What Shall We Do With the Ashes?

What Shall We Do With the Ashes?

March 1, 2023

With around 75% of funerals in the UK involving cremation, it can often be difficult to know what to do with ashes following the service. This is often because families don’t always know what to do with ashes immediately after saying goodbye to a loved one.

Understandably, some people are too distressed to think about it and there’s a risk that ashes end up in a kind of limbo situation. Rest assured that as your funeral director, we will always work with you to find the right solution.

At R. Locke & Son we can securely care for the ashes of your loved one for 12 months whilst you take the time to decide what is right for you and your family. It may be that you need a little bit of time to consider the most fitting resting place for the cremated remains. But there are a variety of options, which we’ve listed below in an effort to help guide your thinking (naturally, your and the deceased’s faith may have a bearing on how ashes are disposed of):

  • Interment.
    This tends to involve burying the ashes in a cemetery, churchyard or natural burial ground grave plot. This can involve a short service for the family to attend if wished. If you choose a churchyard or cemetery for the interment, it may be possible to lay a stone tablet as a permanent memorial for your loved one.
  • Scattering in a garden of remembrance.
    Many crematoria have a garden of remembrance for the scattering of ashes. This can be carried out on your behalf by ourselves or the crematoria staff, or it’s usually possible to do the physical scattering yourself as part of a small ceremony with the crematoria staff.
  • Scattering in a place which has special meaning to the deceased person.
    This is one of the most popular ways to dispose of ashes, as it’s rich in meaning and it can be comforting to know your loved one is somewhere that meant a lot to them. However, it’s essential to check the landowner’s permission policy on ashes scattering before going ahead. Some sites require special permission. As your funeral director, we are happy to look into this on your behalf.
  • Ashes into jewellery.
    A lovely way to keep part of your loved one close at all times is to have a small portion of their ashes incorporated into a piece of jewellery, which in turn can become a family heirloom, passed down through the generations. We work with partners which specialise in memorial jewellery and can advise if this option is of interest. Other mementos are also available such as wooden hearts or candle holders.
  • Dispersal at sea.
    This has always been a popular option for individuals who have had a connection to the sea whether through service or having lived in a coastal location. Depending on where you live special arrangements may need to be made through the local authority or naval services.
  • Fireworks.
    A relatively new form of disposal but becoming increasingly popular is to create a custom firework to facilitate a spectacular tribute to your loved one.
  • Under a memorial tree.
    If your loved one cared about nature, what better tribute than to bury their ashes under a newly planted tree in the garden?
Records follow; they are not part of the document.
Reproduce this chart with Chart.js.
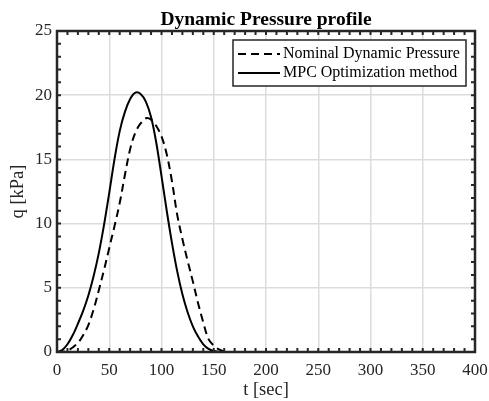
<!DOCTYPE html>
<html>
<head>
<meta charset="utf-8">
<script src="https://cdn.jsdelivr.net/npm/chart.js@4.4.1/dist/chart.umd.min.js"></script>
<style>
  body { margin: 0; background: #fff; }
</style>
</head>
<body>
<canvas id="myChart" width="489" height="401"></canvas>
<script>
// time axis (sec)
var tSec = [0, 5, 10, 15, 20, 25, 30, 35, 40, 45, 50, 55, 60, 65, 70, 75, 80, 85,
            90, 95, 100, 105, 110, 115, 120, 125, 130, 135, 140, 145, 150, 155, 160, 165, 170, 400];

// dynamic pressure (kPa)
var nominalQ = [0, 0.02, 0.1, 0.35, 0.7, 1.3, 2.1, 3.3, 4.8, 6.4, 8.1, 9.8, 11.6, 13.8, 15.8, 17.1, 17.8, 18.2,
                18.1, 17.6, 16.8, 15.4, 13.3, 10.7, 8.8, 7.1, 5.5, 3.8, 2.3, 1.0, 0.5, 0.2, 0.05, 0, 0, 0];
var mpcQ = [0, 0.15, 0.6, 1.3, 2.2, 3.2, 4.4, 5.9, 7.7, 9.9, 12.4, 15.0, 17.2, 18.7, 19.7, 20.2, 20.1, 19.5,
            18.3, 16.3, 13.7, 11.0, 8.5, 6.3, 4.5, 3.1, 2.0, 1.2, 0.6, 0.25, 0.08, 0.02, 0, 0, 0, 0];

var seriesLabels = ['Nominal Dynamic Pressure', 'MPC Optimization method'];
var chartTitle = 'Dynamic Pressure profile';

var serif = '"Liberation Serif", "Times New Roman", serif';
var ink = '#262626';

function toPoints(values) {
    return tSec.map(function (t, i) { return { x: t, y: values[i] }; });
}

// MATLAB style box, inward ticks, title and boxed legend
var matlabBox = {
    id: 'matlabBox',
    afterDraw: function (chart) {
        var ctx = chart.ctx;
        var a = chart.chartArea;
        var x = chart.scales.x;
        var y = chart.scales.y;
        ctx.save();

        // ticks on all four sides
        ctx.strokeStyle = ink;
        ctx.lineWidth = 2;
        ctx.beginPath();
        for (var tv = 0; tv <= 400; tv += 10) {
            var px = x.getPixelForValue(tv);
            ctx.moveTo(px, a.bottom); ctx.lineTo(px, a.bottom - 4);
            ctx.moveTo(px, a.top); ctx.lineTo(px, a.top + 4);
        }
        for (var qv = 0; qv <= 25; qv += 1) {
            var py = y.getPixelForValue(qv);
            ctx.moveTo(a.left, py); ctx.lineTo(a.left + 4, py);
            ctx.moveTo(a.right, py); ctx.lineTo(a.right - 4, py);
        }
        ctx.stroke();

        ctx.lineWidth = 2.5;
        ctx.strokeRect(a.left, a.top, a.right - a.left, a.bottom - a.top);

        // title
        ctx.fillStyle = '#000';
        ctx.font = 'bold 19.5px ' + serif;
        ctx.textAlign = 'center';
        ctx.textBaseline = 'alphabetic';
        ctx.fillText(chartTitle, (a.left + a.right) / 2, 25);

        // legend
        var lx = 233, ly = 40, lw = 233, lh = 46;
        ctx.fillStyle = '#fff';
        ctx.fillRect(lx, ly, lw, lh);
        ctx.strokeStyle = ink;
        ctx.lineWidth = 1.5;
        ctx.strokeRect(lx, ly, lw, lh);

        ctx.font = '16px ' + serif;
        ctx.textAlign = 'left';
        ctx.textBaseline = 'middle';
        chart.data.datasets.forEach(function (ds, i) {
            var rowY = ly + 14 + i * 19;
            ctx.strokeStyle = ds.borderColor;
            ctx.lineWidth = ds.borderWidth;
            ctx.setLineDash(ds.borderDash || []);
            ctx.beginPath();
            ctx.moveTo(lx + 5, rowY);
            ctx.lineTo(lx + 47, rowY);
            ctx.stroke();
            ctx.setLineDash([]);
            ctx.fillStyle = '#000';
            ctx.fillText(ds.label, lx + 50, rowY);
        });

        ctx.restore();
    }
};

var ctx = document.getElementById('myChart').getContext('2d');

var chart = new Chart(ctx, {
    type: 'line',
    data: {
        datasets: [{
            label: seriesLabels[0],
            data: toPoints(nominalQ),
            borderColor: '#000',
            borderWidth: 2,
            borderDash: [8, 5],
            pointRadius: 0,
            tension: 0.35,
            fill: false
        }, {
            label: seriesLabels[1],
            data: toPoints(mpcQ),
            borderColor: '#000',
            borderWidth: 2,
            pointRadius: 0,
            tension: 0.35,
            fill: false
        }]
    },
    options: {
        responsive: false,
        animation: false,
        devicePixelRatio: 1,
        layout: { padding: { top: 31, right: 0, left: 0, bottom: 0 } },
        plugins: {
            legend: { display: false },
            title: { display: false },
            tooltip: { enabled: false }
        },
        scales: {
            x: {
                type: 'linear',
                min: 0,
                max: 400,
                ticks: { stepSize: 50, color: ink, font: { family: serif, size: 17 }, padding: 8, maxRotation: 0 },
                grid: { color: '#dcdcdc', lineWidth: 1.5, drawTicks: false },
                border: { display: false },
                title: { display: true, text: 't [sec]', color: ink, font: { family: serif, size: 18.5 }, padding: { top: 0, bottom: 0 } },
                afterFit: function (scale) {
                    scale.height = 49;
                    scale.paddingRight = 14;
                    scale.paddingLeft = 0;
                }
            },
            y: {
                min: 0,
                max: 25,
                ticks: { stepSize: 5, color: ink, font: { family: serif, size: 17 }, padding: 5 },
                grid: { color: '#dcdcdc', lineWidth: 1.5, drawTicks: false },
                border: { display: false },
                title: { display: true, text: 'q [kPa]', color: ink, font: { family: serif, size: 18.5 }, padding: { top: 7, bottom: 4 } },
                afterFit: function (scale) { scale.width = 57; }
            }
        }
    },
    plugins: [matlabBox]
});
</script>
</body>
</html>
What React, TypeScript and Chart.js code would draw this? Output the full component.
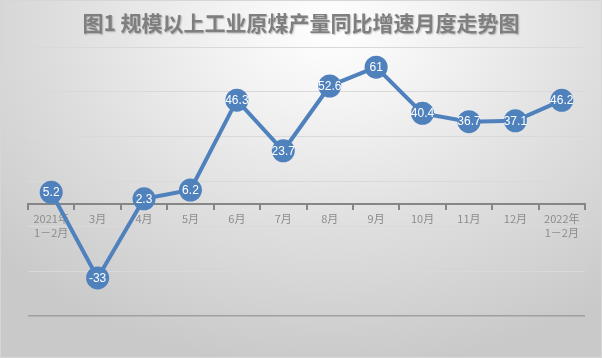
import React, { useEffect, useRef } from "react";
import { Chart, registerables } from "chart.js";

Chart.register(...registerables);

const TITLE = "图1 规模以上工业原煤产量同比增速月度走势图";
const categories: (string | string[])[] = [
  ["2021年", "1－2月"],
  "3月",
  "4月",
  "5月",
  "6月",
  "7月",
  "8月",
  "9月",
  "10月",
  "11月",
  "12月",
  ["2022年", "1－2月"],
];
const growth = [5.2, -33, 2.3, 6.2, 46.3, 23.7, 52.6, 61, 40.4, 36.7, 37.1, 46.2];
const yTicks = [-50, -30, -10, 10, 30, 50, 70];

const BLUE = "#4f81bd";

const titlePlugin = {
  id: "customTitle",
  afterDraw(chart: any) {
    const ctx = chart.ctx;
    ctx.save();
    ctx.font = "bold 21px 'Noto Sans CJK SC', sans-serif";
    ctx.fillStyle = "#7f7f7f";
    ctx.textAlign = "center";
    ctx.textBaseline = "middle";
    ctx.shadowColor = "rgba(0,0,0,0.25)";
    ctx.shadowOffsetX = 1;
    ctx.shadowOffsetY = 1;
    ctx.shadowBlur = 1.5;
    ctx.fillText(TITLE, chart.width / 2, 23);
    ctx.restore();
  },
};

const labelPlugin = {
  id: "pointLabels",
  afterDatasetsDraw(chart: any) {
    const ctx = chart.ctx;
    const meta = chart.getDatasetMeta(0);
    ctx.save();
    ctx.font = "12px 'Liberation Sans', sans-serif";
    ctx.fillStyle = "#ffffff";
    ctx.textAlign = "center";
    ctx.textBaseline = "middle";
    meta.data.forEach((pt: any, i: number) => {
      ctx.fillText(String(growth[i]), pt.x, pt.y + 0.5);
    });
    ctx.restore();
  },
};

export default function App() {
  const ref = useRef<HTMLCanvasElement | null>(null);

  useEffect(() => {
    if (!ref.current) return;
    const chart = new Chart(ref.current, {
      type: "line",
      data: {
        labels: categories,
        datasets: [
          {
            data: growth,
            borderColor: BLUE,
            borderWidth: 4,
            backgroundColor: BLUE,
            pointRadius: 11.5,
            pointBackgroundColor: BLUE,
            pointBorderColor: BLUE,
            pointBorderWidth: 0,
            tension: 0,
          },
        ],
      },
      options: {
        animation: false,
        responsive: false,
        events: [],
        layout: { padding: { left: 28, right: 17, top: 47, bottom: 42 } },
        plugins: {
          legend: { display: false },
          title: { display: false },
          tooltip: { enabled: false },
        },
        scales: {
          x: {
            type: "category",
            position: { y: 0 } as any,
            offset: true,
            grid: {
              offset: true,
              drawOnChartArea: false,
              drawTicks: true,
              tickLength: 5,
              color: "#868686",
              lineWidth: 2,
            },
            border: { display: true, color: "#868686", width: 2 },
            ticks: {
              color: "#8c8c8c",
              padding: 3,
              maxRotation: 0,
              autoSkip: false,
              font: { family: "'Noto Sans CJK SC', sans-serif", size: 11, lineHeight: 1.25 },
            },
          },
          y: {
            min: -50,
            max: 70,
            afterBuildTicks: (scale: any) => {
              scale.ticks = yTicks.map((v) => ({ value: v }));
            },
            ticks: { display: false },
            border: { display: false },
            grid: {
              drawTicks: false,
              color: (c: any) => (c.tick && c.tick.value === -50 ? "#a0a0a0" : "#d9d9d9"),
              lineWidth: (c: any) => (c.tick && c.tick.value === -50 ? 1.5 : 1),
            },
          },
        },
      },
      plugins: [titlePlugin, labelPlugin],
    });
    return () => chart.destroy();
  }, []);

  return (
    <div
      style={{
        position: "fixed",
        left: 0,
        top: 0,
        width: 602,
        height: 358,
        background:
          "radial-gradient(ellipse 75% 95% at 55% 8%, #ffffff 0%, #f2f2f2 25%, #dedede 60%, #c9c9c9 100%)",
        boxShadow: "inset 0 0 0 1px #d6d6d6",
      }}
    >
      <canvas ref={ref} width={602} height={358} style={{ position: "absolute", left: 0, top: 0 }} />
    </div>
  );
}
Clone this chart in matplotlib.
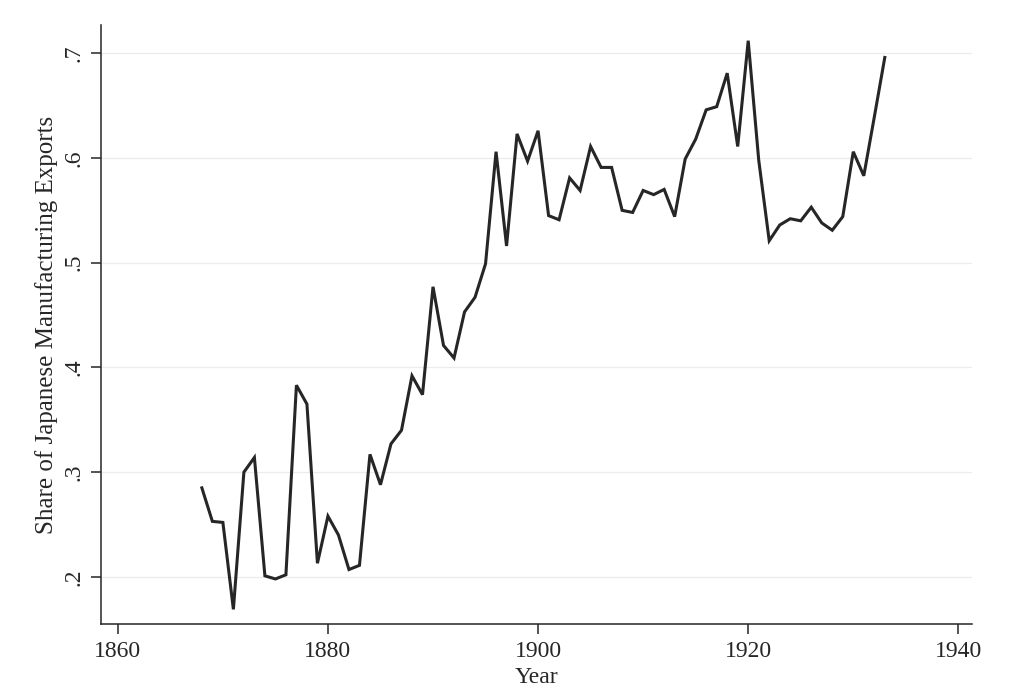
import matplotlib
matplotlib.use("Agg")
import matplotlib.pyplot as plt

years = list(range(1868, 1934))
share = [0.285, 0.253, 0.252, 0.169, 0.300, 0.314, 0.201, 0.198, 0.202, 0.383,
         0.365, 0.213, 0.258, 0.240, 0.207, 0.211, 0.317, 0.288, 0.327, 0.340,
         0.392, 0.374, 0.477, 0.421, 0.409, 0.453, 0.467, 0.499, 0.606, 0.516,
         0.623, 0.597, 0.626, 0.545, 0.541, 0.581, 0.569, 0.611, 0.591, 0.591,
         0.550, 0.548, 0.569, 0.565, 0.570, 0.544, 0.599, 0.618, 0.646, 0.649,
         0.681, 0.611, 0.712, 0.598, 0.521, 0.536, 0.542, 0.540, 0.553, 0.538,
         0.531, 0.544, 0.606, 0.583, 0.639, 0.696]

xticks = [1860, 1880, 1900, 1920, 1940]
yticks = [0.2, 0.3, 0.4, 0.5, 0.6, 0.7]
ytick_labels = [".2", ".3", ".4", ".5", ".6", ".7"]

plt.rcParams['font.family'] = ['Liberation Serif', 'DejaVu Serif']

fig = plt.figure(figsize=(10.24, 6.94), dpi=100)
ax = fig.add_axes([101/1024, 1 - 624/694, (972 - 101)/1024, (624 - 25)/694])

ax.plot(years, share, color="#262626", lw=2.2, solid_joinstyle="miter")

ax.set_xlim(1858.4, 1941.3)
ax.set_ylim(0.155, 0.727)
ax.set_xticks(xticks)
ax.set_xticklabels([str(t) for t in xticks])
ax.set_yticks(yticks)
ax.set_yticklabels(ytick_labels, rotation=90, va="center")

ax.grid(axis="y", color="#ececec", lw=0.9)
ax.set_axisbelow(True)
for s in ["top", "right"]:
    ax.spines[s].set_visible(False)
for s in ["left", "bottom"]:
    ax.spines[s].set_color("#262626")
    ax.spines[s].set_linewidth(1.1)

ax.tick_params(axis="both", direction="out", length=7, width=1.1, color="#262626",
               labelsize=17, labelcolor="#262626", pad=5)
ax.set_xlabel("Year", fontsize=17, color="#262626", labelpad=4)
ax.set_ylabel("Share of Japanese Manufacturing Exports", fontsize=18, color="#262626", labelpad=4)

fig.savefig("out.png", dpi=100)
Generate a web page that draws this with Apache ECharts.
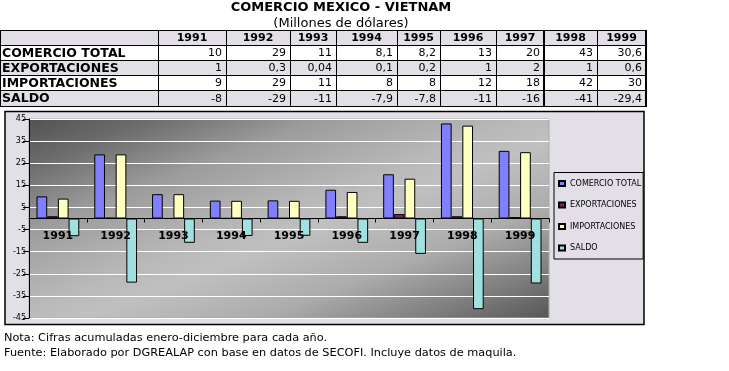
<!DOCTYPE html>
<html><head><meta charset="utf-8">
<script src="https://cdn.jsdelivr.net/npm/echarts@6/dist/echarts.min.js"></script>
<style>html,body{margin:0;padding:0;background:#fff;}#c{width:729px;height:371px;}</style>
</head><body><div id="c"></div>
<script>
// ---- data ----
const years = ['1991','1992','1993','1994','1995','1996','1997','1998','1999'];
const seriesNames = ['COMERCIO TOTAL','EXPORTACIONES','IMPORTACIONES','SALDO'];
const comercioTotal = [10, 29, 11, 8.1, 8.2, 13, 20, 43, 30.6];
const exportaciones = [1, 0.3, 0.04, 0.1, 0.2, 1, 2, 1, 0.6];
const importaciones = [9, 29, 11, 8, 8, 12, 18, 42, 30];
const saldo = [-8, -29, -11, -7.9, -7.8, -11, -16, -41, -29.4];
const yTicks = [-45, -35, -25, -15, -5, 5, 15, 25, 35, 45];
const titleText = 'COMERCIO MEXICO - VIETNAM';
const subtitleText = '(Millones de dólares)';
const noteLines = ['Nota: Cifras acumuladas enero-diciembre para cada año.',
  'Fuente: Elaborado por DGREALAP con base en datos de SECOFI. Incluye datos de maquila.'];

// ---- layout / style ----
const seriesData = [comercioTotal, exportaciones, importaciones, saldo];
const colors = ['#8080ff', '#802060', '#ffffc0', '#a0e0e0'];
const lav = '#e3dfe7';
const FONT = 'DejaVu Sans';
const colX = [0, 158, 226, 290, 336, 397, 440, 496, 544, 597, 646];
const rowY = [30, 45, 60, 75, 90, 106];
const grid = {left: 29, top: 119, width: 520, height: 199};
const yMin = yTicks[0], yMax = yTicks[yTicks.length - 1];
// distance from grid bottom up to the zero line (for the label row)
const zeroOffset = grid.height * (0 - yMin) / (yMax - yMin);

const fmt = v => String(v).replace('.', ',');

const gfx = [];
gfx.push({type: 'rect', z: -10, shape: {x: 5, y: 111.5, width: 639, height: 213},
  style: {fill: lav, stroke: '#000', lineWidth: 1.5}});
gfx.push({type: 'text', x: 341, y: 8, style: {text: titleText, fill: '#000', font: 'bold 13px ' + FONT, align: 'center', verticalAlign: 'middle'}});
gfx.push({type: 'text', x: 341, y: 24, style: {text: subtitleText, fill: '#000', font: '13px ' + FONT, align: 'center', verticalAlign: 'middle'}});
for (let r = 0; r < 5; r++) {
  gfx.push({type: 'rect', shape: {x: 0, y: rowY[r], width: colX[colX.length-1], height: rowY[r+1]-rowY[r]},
    style: {fill: r % 2 === 0 ? lav : '#fff'}});
}
for (let r = 0; r < rowY.length; r++) {
  const y = rowY[r] + 0.5;
  gfx.push({type: 'line', shape: {x1: 0, y1: y, x2: colX[colX.length-1], y2: y}, style: {stroke: '#000', lineWidth: 1}});
}
for (let c = 0; c < colX.length; c++) {
  const thick = (c === 8 || c === colX.length - 1);
  const x = thick ? colX[c] : colX[c] + 0.5;
  gfx.push({type: 'line', shape: {x1: x, y1: rowY[0], x2: x, y2: rowY[rowY.length-1]+1}, style: {stroke: '#000', lineWidth: thick ? 2 : 1}});
}
years.forEach((yr, i) => {
  gfx.push({type: 'text', x: (colX[i+1] + colX[i+2]) / 2, y: (rowY[0] + rowY[1]) / 2 + 1,
    style: {text: yr, fill: '#000', font: 'bold 11px ' + FONT, align: 'center', verticalAlign: 'middle'}});
});
seriesNames.forEach((nm, r) => {
  const cy = (rowY[r+1] + rowY[r+2]) / 2 + 1;
  gfx.push({type: 'text', x: 2, y: cy, style: {text: nm, fill: '#000', font: 'bold 12.5px ' + FONT, align: 'left', verticalAlign: 'middle'}});
  seriesData[r].forEach((v, i) => {
    gfx.push({type: 'text', x: colX[i+2] - 4, y: cy, style: {text: fmt(v), fill: '#000', font: '11px ' + FONT, align: 'right', verticalAlign: 'middle'}});
  });
});
noteLines.forEach((t, i) => {
  gfx.push({type: 'text', x: 4, y: 338 + i * 15, style: {text: t, fill: '#000', font: '11.3px ' + FONT, align: 'left', verticalAlign: 'middle'}});
});

const W = grid.width, H = grid.height;
const k = (2 * W * H) / (H * H + W * W);
const gx2 = H * k / W, gy2 = W * k / H;
const bg = new echarts.graphic.LinearGradient(0, 0, gx2, gy2, [
  {offset: 0, color: '#525252'}, {offset: 0.12, color: '#6c6c6c'}, {offset: 0.28, color: '#9c9c9c'},
  {offset: 0.47, color: '#b8b8b8'}, {offset: 0.55, color: '#c0c0c0'}, {offset: 0.72, color: '#acacac'},
  {offset: 0.88, color: '#7c7c7c'}, {offset: 1, color: '#555555'}]);

const chart = echarts.init(document.getElementById('c'), null, {renderer: 'canvas'});
chart.setOption({
  animation: false,
  backgroundColor: '#fff',
  graphic: {elements: gfx},
  grid: {left: grid.left, top: grid.top, width: grid.width, height: grid.height, show: true,
    backgroundColor: bg, borderColor: '#a8a8a8', borderWidth: 1, containLabel: false},
  legend: {
    orient: 'vertical', left: 554, top: 172.5,
    data: seriesNames,
    backgroundColor: lav, borderColor: '#000', borderWidth: 1, borderRadius: 0,
    padding: [6, 2, 6, 4], itemGap: 11.5, itemWidth: 6, itemHeight: 5, icon: 'rect',
    textStyle: {fontFamily: FONT, fontSize: 8, color: '#000', lineHeight: 10}
  },
  xAxis: [{
    type: 'category', data: years, z: 3,
    axisLine: {onZero: true, onZeroAxisIndex: 0, lineStyle: {color: '#000', width: 1}},
    axisTick: {show: true, length: 4, lineStyle: {color: '#000'}},
    axisLabel: {show: false},
    splitLine: {show: false}
  }, {
    type: 'category', data: years, z: 4, position: 'bottom', offset: -zeroOffset,
    axisLine: {show: false, onZero: false},
    axisTick: {show: false},
    axisLabel: {color: '#000', fontFamily: FONT, fontWeight: 'bold', fontSize: 11, margin: 12},
    splitLine: {show: false}
  }],
  yAxis: {
    type: 'value', min: yMin, max: yMax, interval: yTicks[1] - yTicks[0],
    axisLine: {show: true, lineStyle: {color: '#000'}},
    axisTick: {show: true, length: 6, lineStyle: {color: '#000'}},
    axisLabel: {color: '#000', fontFamily: FONT, fontSize: 8, margin: 3},
    splitLine: {show: true, lineStyle: {color: '#ffffff', width: 1}}
  },
  series: seriesNames.map((nm, i) => ({
    name: nm, type: 'bar', data: seriesData[i], xAxisIndex: 0,
    barGap: '0%', barCategoryGap: '26%',
    itemStyle: {color: colors[i], borderColor: '#000', borderWidth: 1}
  }))
});
</script></body></html>
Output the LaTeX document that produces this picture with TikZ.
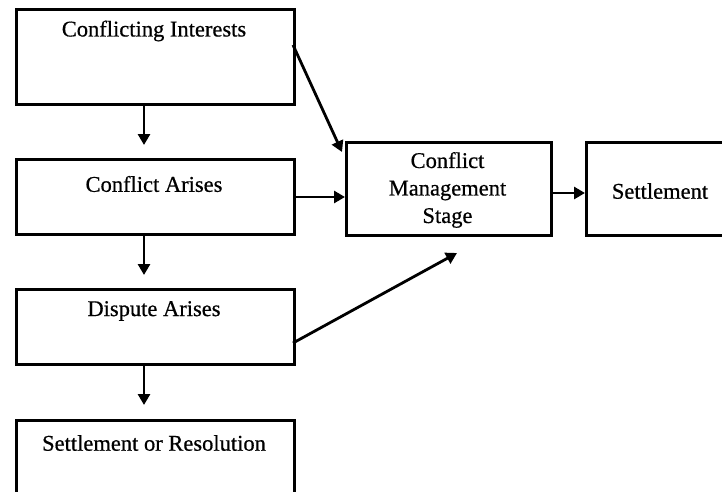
\documentclass[tikz,border=0pt]{standalone}
\usepackage{fontspec}
\setmainfont{Liberation Serif}
\newfontfamily\inkfont[FakeBold=0.6]{Liberation Serif}
\usetikzlibrary{arrows.meta,calc}
\begin{document}
\begin{tikzpicture}[x=1pt,y=-1pt,
  box/.style={draw=black,line width=2.8pt,rectangle,inner sep=0pt,anchor=north west},
  lbl/.style={font=\inkfont\fontsize{22.5}{27.5}\selectfont,align=center,inner sep=0pt},
  arr/.style={line width=2.8pt,-{Triangle[length=11pt,width=12pt]}}]
\useasboundingbox (0,0) rectangle (722,492);
\clip (0,0) rectangle (722,492);
\fill[white] (0,0) rectangle (722,492);
% boxes
\node[box,minimum width=278pt,minimum height=95pt] (ci) at (15,8) {};
\node[box,minimum width=278pt,minimum height=75pt] (ca) at (15,158) {};
\node[box,minimum width=278pt,minimum height=75pt] (da) at (15,288) {};
\node[box,minimum width=278pt,minimum height=100pt] (sr) at (15,419) {};
\node[box,minimum width=205pt,minimum height=93pt] (cms) at (345,141) {};
\node[box,minimum width=137pt,minimum height=93pt] (st) at (585,141) {};
% labels
\node[lbl] (tci) at (154,31) {Conflicting Interests};
\node[lbl] (tca) at (154,184) {Conflict Arises};
\node[lbl] (tda) at (154,311) {Dispute Arises};
\node[lbl] (tsr) at (154,443) {Settlement or Resolution};
\node[lbl] (tcms) at (447.5,190) {Conflict\\Management\\Stage};
\node[lbl] (tst) at (660,191) {Settlement};
% coordinates
\coordinate (a1) at (144,145);
\coordinate (a2) at (144,275);
\coordinate (a3) at (144,405);
\coordinate (d1s) at (293,45);
\coordinate (d1e) at (342,152);
\coordinate (d2s) at (293,343);
\coordinate (d2e) at (457,253);
% connectors
\draw[arr] (ci.south -| a1) -- (a1);
\draw[arr] (ca.south -| a2) -- (a2);
\draw[arr] (da.south -| a3) -- (a3);
\draw[arr] (d1s) -- (d1e);
\draw[arr] (ca.east |- 0,197) -- (cms.west |- 0,197);
\draw[arr] (d2s) -- (d2e);
\draw[arr] (cms.east |- 0,193) -- (st.west |- 0,193);
\end{tikzpicture}
\end{document}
Sometimes families decide to share the ashes into portions. It maybe that the main portion of ashes in interred to provide a permanent place to visit, but a small portion may be taken for scattering or used in memento

Some dos and don’ts for scattering ashes:

  • Scattering ashes can be one of the most comforting rituals in anyone’s grief journey. If you can establish your loved one’s final wishes before their death, then knowing their ashes have been safely delivered to their final resting place is sure to bring peace of mind.
  • But while it’s important to honour the deceased’s final wishes, it’s also essential to avoid any adverse impacts of scattering ashes in an inappropriate place.
  • The Environment Agency advises against scattering ashes within 1 km upstream of any areas where water is abstracted for drinking. It is also recommended that ashes aren’t scattered near marinas and that no other items are placed in the water.
  • Additionally, if you’re planning to take the ashes to another part of the world for scattering, we strongly recommend carrying them in hand luggage rather than checked baggage. The last thing you want is for your ashes to go missing with a lost suitcase. Generally, additional proof and identification of the ashes is required and R. Locke & Son are able to arrange this for you.

In summary, there are lots of options for the dignified disposal of your loved one’s ashes. We are always happy to assist with any arrangements as part of our service.